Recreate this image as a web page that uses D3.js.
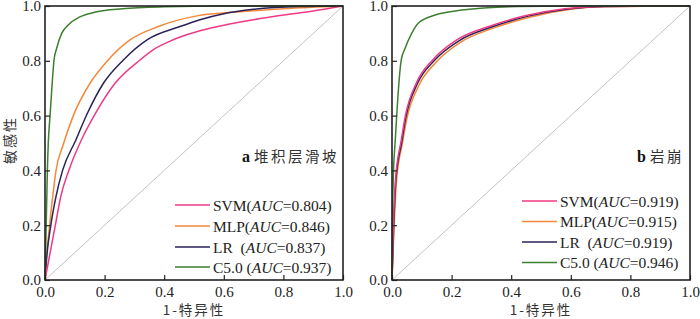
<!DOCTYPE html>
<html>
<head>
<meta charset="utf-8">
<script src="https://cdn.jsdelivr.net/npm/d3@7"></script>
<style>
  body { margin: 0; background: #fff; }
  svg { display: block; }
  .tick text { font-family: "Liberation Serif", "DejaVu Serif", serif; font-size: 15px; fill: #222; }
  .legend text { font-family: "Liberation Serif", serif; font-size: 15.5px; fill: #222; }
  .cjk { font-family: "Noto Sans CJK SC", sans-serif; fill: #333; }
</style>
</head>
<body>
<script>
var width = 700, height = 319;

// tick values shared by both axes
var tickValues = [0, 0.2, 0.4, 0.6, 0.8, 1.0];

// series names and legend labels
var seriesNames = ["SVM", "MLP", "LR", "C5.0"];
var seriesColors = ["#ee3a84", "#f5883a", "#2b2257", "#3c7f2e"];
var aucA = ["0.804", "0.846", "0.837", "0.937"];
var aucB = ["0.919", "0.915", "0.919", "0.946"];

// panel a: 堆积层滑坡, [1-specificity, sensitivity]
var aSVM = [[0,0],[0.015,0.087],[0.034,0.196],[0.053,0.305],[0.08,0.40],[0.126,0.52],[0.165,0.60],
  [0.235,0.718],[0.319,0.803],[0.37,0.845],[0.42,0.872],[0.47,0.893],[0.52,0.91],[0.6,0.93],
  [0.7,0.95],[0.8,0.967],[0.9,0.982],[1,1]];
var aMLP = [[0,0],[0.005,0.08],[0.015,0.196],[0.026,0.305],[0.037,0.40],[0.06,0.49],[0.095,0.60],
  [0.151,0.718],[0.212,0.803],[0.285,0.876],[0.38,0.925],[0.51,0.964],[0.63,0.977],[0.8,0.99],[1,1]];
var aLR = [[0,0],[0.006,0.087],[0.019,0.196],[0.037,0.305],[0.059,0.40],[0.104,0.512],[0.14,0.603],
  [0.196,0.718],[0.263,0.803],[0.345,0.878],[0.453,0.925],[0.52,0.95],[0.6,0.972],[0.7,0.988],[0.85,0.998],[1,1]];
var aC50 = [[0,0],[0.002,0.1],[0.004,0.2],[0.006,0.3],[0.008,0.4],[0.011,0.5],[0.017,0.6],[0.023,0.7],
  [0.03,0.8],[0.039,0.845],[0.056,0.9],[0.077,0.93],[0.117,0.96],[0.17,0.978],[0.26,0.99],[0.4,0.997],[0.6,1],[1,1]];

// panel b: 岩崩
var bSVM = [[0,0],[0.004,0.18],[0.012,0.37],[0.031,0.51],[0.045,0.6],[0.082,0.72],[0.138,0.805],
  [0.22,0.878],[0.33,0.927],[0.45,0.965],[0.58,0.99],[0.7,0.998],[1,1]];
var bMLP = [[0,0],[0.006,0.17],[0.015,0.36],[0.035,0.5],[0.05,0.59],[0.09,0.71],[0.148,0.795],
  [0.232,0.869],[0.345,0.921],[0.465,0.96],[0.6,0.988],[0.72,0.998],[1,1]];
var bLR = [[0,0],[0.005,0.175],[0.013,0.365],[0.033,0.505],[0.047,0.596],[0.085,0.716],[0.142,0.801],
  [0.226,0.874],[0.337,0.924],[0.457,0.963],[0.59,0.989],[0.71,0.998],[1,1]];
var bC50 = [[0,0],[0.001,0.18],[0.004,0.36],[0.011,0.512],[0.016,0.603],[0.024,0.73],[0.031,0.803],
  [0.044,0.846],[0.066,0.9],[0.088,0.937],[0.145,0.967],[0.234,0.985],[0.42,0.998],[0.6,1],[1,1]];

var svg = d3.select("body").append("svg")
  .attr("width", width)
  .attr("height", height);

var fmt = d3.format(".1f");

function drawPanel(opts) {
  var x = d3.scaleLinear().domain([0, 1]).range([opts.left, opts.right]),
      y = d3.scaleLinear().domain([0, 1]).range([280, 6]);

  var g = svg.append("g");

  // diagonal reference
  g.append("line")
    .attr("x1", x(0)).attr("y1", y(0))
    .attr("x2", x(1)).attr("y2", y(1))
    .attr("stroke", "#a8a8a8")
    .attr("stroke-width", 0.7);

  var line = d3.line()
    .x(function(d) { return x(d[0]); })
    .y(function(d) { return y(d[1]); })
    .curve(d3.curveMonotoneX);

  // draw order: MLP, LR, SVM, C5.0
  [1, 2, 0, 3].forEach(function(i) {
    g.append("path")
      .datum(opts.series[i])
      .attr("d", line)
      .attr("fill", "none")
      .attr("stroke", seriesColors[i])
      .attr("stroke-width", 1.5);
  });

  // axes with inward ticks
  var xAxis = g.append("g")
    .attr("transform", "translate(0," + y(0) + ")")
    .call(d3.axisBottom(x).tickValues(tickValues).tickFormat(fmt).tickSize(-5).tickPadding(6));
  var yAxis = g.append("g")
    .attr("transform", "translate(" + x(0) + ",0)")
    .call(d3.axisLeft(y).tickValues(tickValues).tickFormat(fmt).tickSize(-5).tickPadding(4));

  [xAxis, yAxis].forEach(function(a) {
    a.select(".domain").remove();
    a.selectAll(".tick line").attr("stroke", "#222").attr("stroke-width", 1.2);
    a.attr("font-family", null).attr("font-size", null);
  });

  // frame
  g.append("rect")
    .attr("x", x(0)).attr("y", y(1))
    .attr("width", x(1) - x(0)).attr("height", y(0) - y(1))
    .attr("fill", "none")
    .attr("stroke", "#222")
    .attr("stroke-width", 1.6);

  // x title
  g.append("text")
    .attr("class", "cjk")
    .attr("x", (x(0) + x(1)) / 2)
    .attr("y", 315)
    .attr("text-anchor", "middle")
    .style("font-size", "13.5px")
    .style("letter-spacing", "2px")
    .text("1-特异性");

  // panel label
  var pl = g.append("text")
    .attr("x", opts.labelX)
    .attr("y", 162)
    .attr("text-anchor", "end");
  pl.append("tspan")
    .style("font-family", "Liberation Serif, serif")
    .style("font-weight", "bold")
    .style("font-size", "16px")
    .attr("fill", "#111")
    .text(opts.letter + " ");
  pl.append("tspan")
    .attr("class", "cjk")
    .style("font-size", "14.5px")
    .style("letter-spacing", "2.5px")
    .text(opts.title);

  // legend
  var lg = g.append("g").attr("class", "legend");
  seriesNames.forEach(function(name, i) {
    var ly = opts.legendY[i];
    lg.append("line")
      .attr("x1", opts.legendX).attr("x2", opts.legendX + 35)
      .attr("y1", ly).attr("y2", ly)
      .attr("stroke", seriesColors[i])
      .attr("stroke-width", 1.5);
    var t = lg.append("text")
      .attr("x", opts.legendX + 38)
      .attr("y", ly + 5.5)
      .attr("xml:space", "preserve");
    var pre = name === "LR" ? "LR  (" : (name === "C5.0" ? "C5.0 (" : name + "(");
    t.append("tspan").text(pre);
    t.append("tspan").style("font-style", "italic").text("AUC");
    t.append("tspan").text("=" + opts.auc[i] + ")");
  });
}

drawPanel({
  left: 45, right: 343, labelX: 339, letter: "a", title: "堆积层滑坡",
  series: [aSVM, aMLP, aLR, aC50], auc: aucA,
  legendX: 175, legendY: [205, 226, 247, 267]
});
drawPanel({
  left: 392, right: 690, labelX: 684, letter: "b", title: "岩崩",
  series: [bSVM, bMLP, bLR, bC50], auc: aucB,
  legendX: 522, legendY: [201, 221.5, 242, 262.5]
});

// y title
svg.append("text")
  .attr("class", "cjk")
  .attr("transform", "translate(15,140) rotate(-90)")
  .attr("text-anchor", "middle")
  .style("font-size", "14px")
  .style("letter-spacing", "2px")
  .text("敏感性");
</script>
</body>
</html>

● ● ● ●

» **GOAL**
Transcribe the whole listing, character for character, but not its images.

» **REPLY**
Recreate this image as a web page that uses D3.js.
<!DOCTYPE html>
<html>
<head>
<meta charset="utf-8">
<script src="https://cdn.jsdelivr.net/npm/d3@7"></script>
<style>
  body { margin: 0; background: #fff; }
  svg { display: block; }
  .tick text { font-family: "Liberation Serif", "DejaVu Serif", serif; font-size: 15px; fill: #222; }
  .legend text { font-family: "Liberation Serif", serif; font-size: 15.5px; fill: #222; }
  .cjk { font-family: "Noto Sans CJK SC", sans-serif; fill: #333; }
</style>
</head>
<body>
<script>
var width = 700, height = 319;

// tick values shared by both axes
var tickValues = [0, 0.2, 0.4, 0.6, 0.8, 1.0];

// series names and legend labels
var seriesNames = ["SVM", "MLP", "LR", "C5.0"];
var seriesColors = ["#ee3a84", "#f5883a", "#2b2257", "#3c7f2e"];
var aucA = ["0.804", "0.846", "0.837", "0.937"];
var aucB = ["0.919", "0.915", "0.919", "0.946"];

// panel a: 堆积层滑坡, [1-specificity, sensitivity]
var aSVM = [[0,0],[0.015,0.087],[0.034,0.196],[0.053,0.305],[0.08,0.40],[0.126,0.52],[0.165,0.60],
  [0.235,0.718],[0.319,0.803],[0.37,0.845],[0.42,0.872],[0.47,0.893],[0.52,0.91],[0.6,0.93],
  [0.7,0.95],[0.8,0.967],[0.9,0.982],[1,1]];
var aMLP = [[0,0],[0.005,0.08],[0.015,0.196],[0.026,0.305],[0.037,0.40],[0.06,0.49],[0.095,0.60],
  [0.151,0.718],[0.212,0.803],[0.285,0.876],[0.38,0.925],[0.51,0.964],[0.63,0.977],[0.8,0.99],[1,1]];
var aLR = [[0,0],[0.006,0.087],[0.019,0.196],[0.037,0.305],[0.059,0.40],[0.104,0.512],[0.14,0.603],
  [0.196,0.718],[0.263,0.803],[0.345,0.878],[0.453,0.925],[0.52,0.95],[0.6,0.972],[0.7,0.988],[0.85,0.998],[1,1]];
var aC50 = [[0,0],[0.002,0.1],[0.004,0.2],[0.006,0.3],[0.008,0.4],[0.011,0.5],[0.017,0.6],[0.023,0.7],
  [0.03,0.8],[0.039,0.845],[0.056,0.9],[0.077,0.93],[0.117,0.96],[0.17,0.978],[0.26,0.99],[0.4,0.997],[0.6,1],[1,1]];

// panel b: 岩崩
var bSVM = [[0,0],[0.004,0.18],[0.012,0.37],[0.031,0.51],[0.045,0.6],[0.082,0.72],[0.138,0.805],
  [0.22,0.878],[0.33,0.927],[0.45,0.965],[0.58,0.99],[0.7,0.998],[1,1]];
var bMLP = [[0,0],[0.006,0.17],[0.015,0.36],[0.035,0.5],[0.05,0.59],[0.09,0.71],[0.148,0.795],
  [0.232,0.869],[0.345,0.921],[0.465,0.96],[0.6,0.988],[0.72,0.998],[1,1]];
var bLR = [[0,0],[0.005,0.175],[0.013,0.365],[0.033,0.505],[0.047,0.596],[0.085,0.716],[0.142,0.801],
  [0.226,0.874],[0.337,0.924],[0.457,0.963],[0.59,0.989],[0.71,0.998],[1,1]];
var bC50 = [[0,0],[0.001,0.18],[0.004,0.36],[0.011,0.512],[0.016,0.603],[0.024,0.73],[0.031,0.803],
  [0.044,0.846],[0.066,0.9],[0.088,0.937],[0.145,0.967],[0.234,0.985],[0.42,0.998],[0.6,1],[1,1]];

var svg = d3.select("body").append("svg")
  .attr("width", width)
  .attr("height", height);

var fmt = d3.format(".1f");

function drawPanel(opts) {
  var x = d3.scaleLinear().domain([0, 1]).range([opts.left, opts.right]),
      y = d3.scaleLinear().domain([0, 1]).range([280, 6]);

  var g = svg.append("g");

  // diagonal reference
  g.append("line")
    .attr("x1", x(0)).attr("y1", y(0))
    .attr("x2", x(1)).attr("y2", y(1))
    .attr("stroke", "#a8a8a8")
    .attr("stroke-width", 0.7);

  var line = d3.line()
    .x(function(d) { return x(d[0]); })
    .y(function(d) { return y(d[1]); })
    .curve(d3.curveMonotoneX);

  // draw order: MLP, LR, SVM, C5.0
  [1, 2, 0, 3].forEach(function(i) {
    g.append("path")
      .datum(opts.series[i])
      .attr("d", line)
      .attr("fill", "none")
      .attr("stroke", seriesColors[i])
      .attr("stroke-width", 1.5);
  });

  // axes with inward ticks
  var xAxis = g.append("g")
    .attr("transform", "translate(0," + y(0) + ")")
    .call(d3.axisBottom(x).tickValues(tickValues).tickFormat(fmt).tickSize(-5).tickPadding(6));
  var yAxis = g.append("g")
    .attr("transform", "translate(" + x(0) + ",0)")
    .call(d3.axisLeft(y).tickValues(tickValues).tickFormat(fmt).tickSize(-5).tickPadding(4));

  [xAxis, yAxis].forEach(function(a) {
    a.select(".domain").remove();
    a.selectAll(".tick line").attr("stroke", "#222").attr("stroke-width", 1.2);
    a.attr("font-family", null).attr("font-size", null);
  });

  // frame
  g.append("rect")
    .attr("x", x(0)).attr("y", y(1))
    .attr("width", x(1) - x(0)).attr("height", y(0) - y(1))
    .attr("fill", "none")
    .attr("stroke", "#222")
    .attr("stroke-width", 1.6);

  // x title
  g.append("text")
    .attr("class", "cjk")
    .attr("x", (x(0) + x(1)) / 2)
    .attr("y", 315)
    .attr("text-anchor", "middle")
    .style("font-size", "13.5px")
    .style("letter-spacing", "2px")
    .text("1-特异性");

  // panel label
  var pl = g.append("text")
    .attr("x", opts.labelX)
    .attr("y", 162)
    .attr("text-anchor", "end");
  pl.append("tspan")
    .style("font-family", "Liberation Serif, serif")
    .style("font-weight", "bold")
    .style("font-size", "16px")
    .attr("fill", "#111")
    .text(opts.letter + " ");
  pl.append("tspan")
    .attr("class", "cjk")
    .style("font-size", "14.5px")
    .style("letter-spacing", "2.5px")
    .text(opts.title);

  // legend
  var lg = g.append("g").attr("class", "legend");
  seriesNames.forEach(function(name, i) {
    var ly = opts.legendY[i];
    lg.append("line")
      .attr("x1", opts.legendX).attr("x2", opts.legendX + 35)
      .attr("y1", ly).attr("y2", ly)
      .attr("stroke", seriesColors[i])
      .attr("stroke-width", 1.5);
    var t = lg.append("text")
      .attr("x", opts.legendX + 38)
      .attr("y", ly + 5.5)
      .attr("xml:space", "preserve");
    var pre = name === "LR" ? "LR  (" : (name === "C5.0" ? "C5.0 (" : name + "(");
    t.append("tspan").text(pre);
    t.append("tspan").style("font-style", "italic").text("AUC");
    t.append("tspan").text("=" + opts.auc[i] + ")");
  });
}

drawPanel({
  left: 45, right: 343, labelX: 339, letter: "a", title: "堆积层滑坡",
  series: [aSVM, aMLP, aLR, aC50], auc: aucA,
  legendX: 175, legendY: [205, 226, 247, 267]
});
drawPanel({
  left: 392, right: 690, labelX: 684, letter: "b", title: "岩崩",
  series: [bSVM, bMLP, bLR, bC50], auc: aucB,
  legendX: 522, legendY: [201, 221.5, 242, 262.5]
});

// y title
svg.append("text")
  .attr("class", "cjk")
  .attr("transform", "translate(15,140) rotate(-90)")
  .attr("text-anchor", "middle")
  .style("font-size", "14px")
  .style("letter-spacing", "2px")
  .text("敏感性");
</script>
</body>
</html>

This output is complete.